### INSTRUCTIONS FOR THE TASK
Transcribe the data in full and exactly, omitting any pictures.

### GIVEN INFORMATION
+===+

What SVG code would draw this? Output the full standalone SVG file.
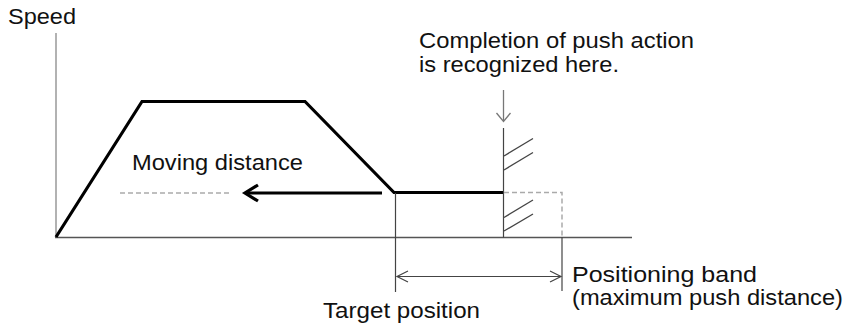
<svg xmlns="http://www.w3.org/2000/svg" width="845" height="325" viewBox="0 0 845 325">
<style>
text{font-family:"Liberation Sans",Arial,sans-serif;font-size:21.5px;fill:#111}
.ax{stroke:#999;stroke-width:1.5;fill:none}
.xa{stroke:#555;stroke-width:1.3;fill:none}
.thin{stroke:#444;stroke-width:1.2;fill:none}
.dash{stroke:#aaa;stroke-width:1.5;stroke-dasharray:5 3;fill:none}
.prof{stroke:#000;stroke-width:3.2;fill:none;stroke-linejoin:miter}
.hatch{stroke:#444;stroke-width:1.3;fill:none}
</style>
<rect width="845" height="325" fill="#fff"/>
<g id="axes">
<line class="ax" x1="56" y1="33" x2="56" y2="238"/>
<line class="xa" x1="55" y1="237.5" x2="632" y2="237.5"/>
</g>
<g id="profile">
<polyline class="prof" points="56,237 142,101.5 305,101.5 394,192.5 503,192.5"/>
</g>
<g id="wall">
<line class="thin" x1="503.5" y1="128" x2="503.5" y2="237.5"/>
<line class="hatch" x1="504" y1="156" x2="533" y2="138.5"/>
<line class="hatch" x1="504" y1="170" x2="533" y2="152.5"/>
<line class="hatch" x1="504" y1="217.5" x2="533" y2="200"/>
<line class="hatch" x1="504" y1="231" x2="533" y2="214"/>
</g>
<g id="connectors">
<line class="dash" x1="120" y1="193" x2="232" y2="193"/>
<line stroke="#000" stroke-width="3.2" x1="382" y1="193" x2="246" y2="193"/>
<polyline stroke="#000" stroke-width="3.2" fill="none" points="258,185 245,193 258,201"/>
<line stroke="#777" stroke-width="1.3" x1="503.5" y1="90" x2="503.5" y2="121"/>
<polyline stroke="#777" stroke-width="1.3" fill="none" points="496.5,113 503.5,121.5 510.5,113"/>
<polyline class="dash" points="504,192.5 562,192.5 562,237"/>
<line class="thin" x1="562" y1="237" x2="562" y2="291"/>
<line class="thin" x1="395.5" y1="193" x2="395.5" y2="292"/>
<line class="thin" x1="397" y1="276.5" x2="561" y2="276.5"/>
<polyline class="thin" points="408,271 397,276.5 408,282"/>
<polyline class="thin" points="550,271 561,276.5 550,282"/>
</g>
<g id="labels">
<text x="8" y="24" textLength="68" lengthAdjust="spacingAndGlyphs">Speed</text>
<text x="419" y="47.5" textLength="275" lengthAdjust="spacingAndGlyphs">Completion of push action</text>
<text x="419" y="71.5" textLength="200" lengthAdjust="spacingAndGlyphs">is recognized here.</text>
<text x="132" y="170" textLength="171" lengthAdjust="spacingAndGlyphs">Moving distance</text>
<text x="572" y="282" textLength="185" lengthAdjust="spacingAndGlyphs">Positioning band</text>
<text x="572" y="305" textLength="271" lengthAdjust="spacingAndGlyphs">(maximum push distance)</text>
<text x="323" y="318" textLength="157" lengthAdjust="spacingAndGlyphs">Target position</text>
</g>
</svg>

+===+

### EXPECTED OUTPUT
What SVG code would draw this? Output the full standalone SVG file.
<svg xmlns="http://www.w3.org/2000/svg" width="845" height="325" viewBox="0 0 845 325">
<style>
text{font-family:"Liberation Sans",Arial,sans-serif;font-size:21.5px;fill:#111}
.ax{stroke:#999;stroke-width:1.5;fill:none}
.xa{stroke:#555;stroke-width:1.3;fill:none}
.thin{stroke:#444;stroke-width:1.2;fill:none}
.dash{stroke:#aaa;stroke-width:1.5;stroke-dasharray:5 3;fill:none}
.prof{stroke:#000;stroke-width:3.2;fill:none;stroke-linejoin:miter}
.hatch{stroke:#444;stroke-width:1.3;fill:none}
</style>
<rect width="845" height="325" fill="#fff"/>
<g id="axes">
<line class="ax" x1="56" y1="33" x2="56" y2="238"/>
<line class="xa" x1="55" y1="237.5" x2="632" y2="237.5"/>
</g>
<g id="profile">
<polyline class="prof" points="56,237 142,101.5 305,101.5 394,192.5 503,192.5"/>
</g>
<g id="wall">
<line class="thin" x1="503.5" y1="128" x2="503.5" y2="237.5"/>
<line class="hatch" x1="504" y1="156" x2="533" y2="138.5"/>
<line class="hatch" x1="504" y1="170" x2="533" y2="152.5"/>
<line class="hatch" x1="504" y1="217.5" x2="533" y2="200"/>
<line class="hatch" x1="504" y1="231" x2="533" y2="214"/>
</g>
<g id="connectors">
<line class="dash" x1="120" y1="193" x2="232" y2="193"/>
<line stroke="#000" stroke-width="3.2" x1="382" y1="193" x2="246" y2="193"/>
<polyline stroke="#000" stroke-width="3.2" fill="none" points="258,185 245,193 258,201"/>
<line stroke="#777" stroke-width="1.3" x1="503.5" y1="90" x2="503.5" y2="121"/>
<polyline stroke="#777" stroke-width="1.3" fill="none" points="496.5,113 503.5,121.5 510.5,113"/>
<polyline class="dash" points="504,192.5 562,192.5 562,237"/>
<line class="thin" x1="562" y1="237" x2="562" y2="291"/>
<line class="thin" x1="395.5" y1="193" x2="395.5" y2="292"/>
<line class="thin" x1="397" y1="276.5" x2="561" y2="276.5"/>
<polyline class="thin" points="408,271 397,276.5 408,282"/>
<polyline class="thin" points="550,271 561,276.5 550,282"/>
</g>
<g id="labels">
<text x="8" y="24" textLength="68" lengthAdjust="spacingAndGlyphs">Speed</text>
<text x="419" y="47.5" textLength="275" lengthAdjust="spacingAndGlyphs">Completion of push action</text>
<text x="419" y="71.5" textLength="200" lengthAdjust="spacingAndGlyphs">is recognized here.</text>
<text x="132" y="170" textLength="171" lengthAdjust="spacingAndGlyphs">Moving distance</text>
<text x="572" y="282" textLength="185" lengthAdjust="spacingAndGlyphs">Positioning band</text>
<text x="572" y="305" textLength="271" lengthAdjust="spacingAndGlyphs">(maximum push distance)</text>
<text x="323" y="318" textLength="157" lengthAdjust="spacingAndGlyphs">Target position</text>
</g>
</svg>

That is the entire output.